IAN BURUMA administers a thorough and painful Fisking to Arundhati Roy in The New Republic. Excerpt:

There is one verbal tic that keeps recurring in Roy’s writings that may help us to understand her feelings–for that is what they are, more than coherent thoughts. She refers a great deal to India’s “ancient civilization,” usually to show how humiliating it is for an ancient people to defer to a jumped-up, uncivilized place such as the United States. About President Clinton’s visit to India, she observes: “He was courted and fawned over by the genuflecting representatives of this ancient civilization with a fervour that can only be described as indecent.” This speaks of the same snobbery that informed Roy’s remark on American television about Mickey Mouse and the mullahs.

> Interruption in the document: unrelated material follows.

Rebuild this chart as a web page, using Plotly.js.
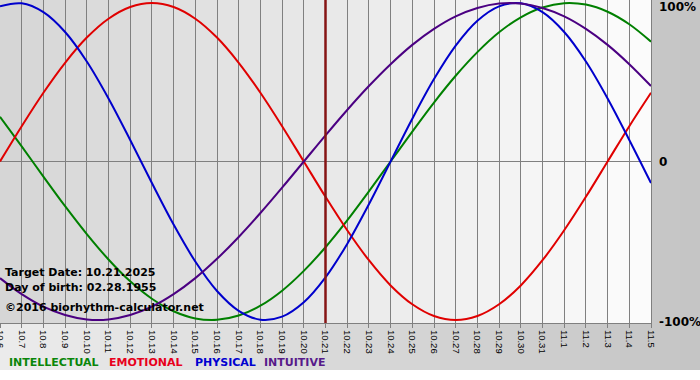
<!DOCTYPE html>
<html>
<head>
<meta charset="utf-8">
<script src="https://cdn.plot.ly/plotly-3.0.1.min.js"></script>
<style>html,body{margin:0;padding:0;background:#fff;}#chart{width:700px;height:380px;}</style>
</head>
<body>
<div id="chart"></div>
<script>
const dates = ['10.6','10.7','10.8','10.9','10.10','10.11','10.12','10.13','10.14','10.15','10.16','10.17','10.18','10.19','10.20','10.21','10.22','10.23','10.24','10.25','10.26','10.27','10.28','10.29','10.30','10.31','11.1','11.2','11.3','11.4','11.5'];
const intellectual = [28.2,9.5,-9.5,-28.2,-45.8,-61.8,-75.6,-86.6,-94.5,-99.0,-99.9,-97.2,-91.0,-81.5,-69.0,-54.1,-37.2,-18.9,0,18.9,37.2,54.1,69.0,81.5,91.0,97.2,99.9,99.0,94.5,86.6,75.6];
const emotional = [0,22.3,43.4,62.3,78.2,90.1,97.5,100,97.5,90.1,78.2,62.3,43.4,22.3,0,-22.3,-43.4,-62.3,-78.2,-90.1,-97.5,-100,-97.5,-90.1,-78.2,-62.3,-43.4,-22.3,0,22.3,43.4];
const physical = [97.9,99.8,94.2,81.7,63.1,39.8,13.6,-13.6,-39.8,-63.1,-81.7,-94.2,-99.8,-97.9,-88.8,-73.1,-52.0,-27.0,0,27.0,52.0,73.1,88.8,97.9,99.8,94.2,81.7,63.1,39.8,13.6,-13.6];
const intuitive = [-73.6,-83.7,-91.6,-96.9,-99.7,-99.7,-96.9,-91.6,-83.7,-73.6,-61.4,-47.6,-32.5,-16.5,0,16.5,32.5,47.6,61.4,73.6,83.7,91.6,96.9,99.7,99.7,96.9,91.6,83.7,73.6,61.4,47.6];
const targetDate = '10.21';
const yTickVals = [100, 0, -100];
const yTickText = ['100%', '0', '-100%'];
const infoLines = ['Target Date: 10.21.2025', 'Day of birth: 02.28.1955', '©2016 biorhythm-calculator.net'];
const legendNames = ['INTELLECTUAL', 'EMOTIONAL', 'PHYSICAL', 'INTUITIVE'];

const W = 651, H = 323;
const colors = ['#008000', '#e00000', '#0000cc', '#4b0082'];
const textColors = ['#0a860a', '#e8001c', '#0000d0', '#571a8a'];

function gray(v){ const h = Math.round(v).toString(16).padStart(2,'0'); return '#'+h+h+h; }

const shapes = [];
// paper gradient (outer frame)
const nP = 35;
for (let k = 0; k < nP; k++) {
  shapes.push({type:'rect', xref:'paper', yref:'paper', layer:'below',
    x0: (k*20)/W, x1: ((k+1)*20+1)/W, y0: -47/H, y1: 1.01,
    fillcolor: gray(0xeb - (0xeb-0xc5)*k/(nP-1)), line:{width:0}});
}
// plot area gradient
const nS = 30;
for (let k = 0; k < nS; k++) {
  shapes.push({type:'rect', xref:'paper', yref:'paper', layer:'below',
    x0: k/nS, x1: (k+1)/nS + 0.001, y0: 0, y1: 1,
    fillcolor: gray(0xd6 + (0xfb-0xd6)*k/(nS-1)), line:{width:0}});
}
// target date line
shapes.push({type:'line', xref:'x', yref:'paper', layer:'above',
  x0: dates.indexOf(targetDate), x1: dates.indexOf(targetDate), y0: 0, y1: 1,
  line:{color:'#861414', width:2.5}});

const annotations = [];
const infoY = [272, 287, 307];
infoLines.forEach((t,i) => annotations.push({text:t, xref:'paper', yref:'paper',
  x: 3/W, y: (H - infoY[i])/H, xanchor:'left', yanchor:'middle', showarrow:false,
  font:{family:'DejaVu Sans', size:11, color:'#000', weight:'bold'}}));
const legX = [7, 107, 193, 262];
legendNames.forEach((t,i) => annotations.push({text:t, xref:'paper', yref:'paper',
  x: legX[i]/W, y: (H - 362)/H, xanchor:'left', yanchor:'middle', showarrow:false,
  font:{family:'DejaVu Sans', size:11, color:textColors[i], weight:'bold'}}));
const yShift = [-4, -0.5, -2.5];
yTickVals.forEach((v,i) => annotations.push({text:yTickText[i], xref:'paper', yref:'y',
  x: 1 + 6/W, y: v, yshift: yShift[i], xanchor:'left', yanchor:'middle', showarrow:false,
  font:{family:'DejaVu Sans', size:12, color:'#000', weight:'bold'}}));

const series = [intellectual, emotional, physical, intuitive];
const traces = series.map((s,i) => ({
  type:'scatter', mode:'lines', x: dates, y: s, name: legendNames[i],
  line:{color: colors[i], width: 2, shape:'spline', smoothing: 1},
  hoverinfo:'skip'
}));

const layout = {
  width: 700, height: 380,
  margin: {l:0, r:49, t:0, b:57, pad:0},
  paper_bgcolor: '#ffffff',
  plot_bgcolor: 'rgba(0,0,0,0)',
  showlegend: false,
  xaxis: {type:'category', range:[0, dates.length-1], showgrid:true, gridcolor:'#808080', gridwidth:1,
    ticks:'outside', ticklen:4, tickcolor:'#808080', tickangle:90,
    tickfont:{family:'Liberation Sans', size:9.5, color:'#000'},
    showline:true, linecolor:'#808080', linewidth:1, mirror:true, zeroline:false, fixedrange:true},
  yaxis: {range:[-101.9, 101.9], showgrid:false, zeroline:true, zerolinecolor:'#808080', zerolinewidth:1,
    showticklabels:false, ticks:'', showline:true, linecolor:'#808080', linewidth:1, mirror:true, fixedrange:true},
  shapes: shapes,
  annotations: annotations
};

Plotly.newPlot('chart', traces, layout, {displayModeBar:false, staticPlot:true});
</script>
</body>
</html>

Rich, rampant America shows up the relative weakness and backwardness of India. This is hard to take for a member of the intellectual or artistic elite, educated by nationalist professors, whose thoughts were often molded by British Marxists from the London School of Economics. The genuine popularity of American pop culture among the urban masses in India makes the elite feel marginal in their own country, which sharpens their sense of pique. For India, you could also read France, Italy, Japan, or even China. Thus Roy’s voice is less representative of the Third World than of a global intelligentsia, floating from conference to conference, moaning about the effects of globalization.

Yes, Conferenceville is a place. But not a very nice place, and an odd one from which to denounce globalization, though it appears to be a very popular address for those who wish to see the world more rooted.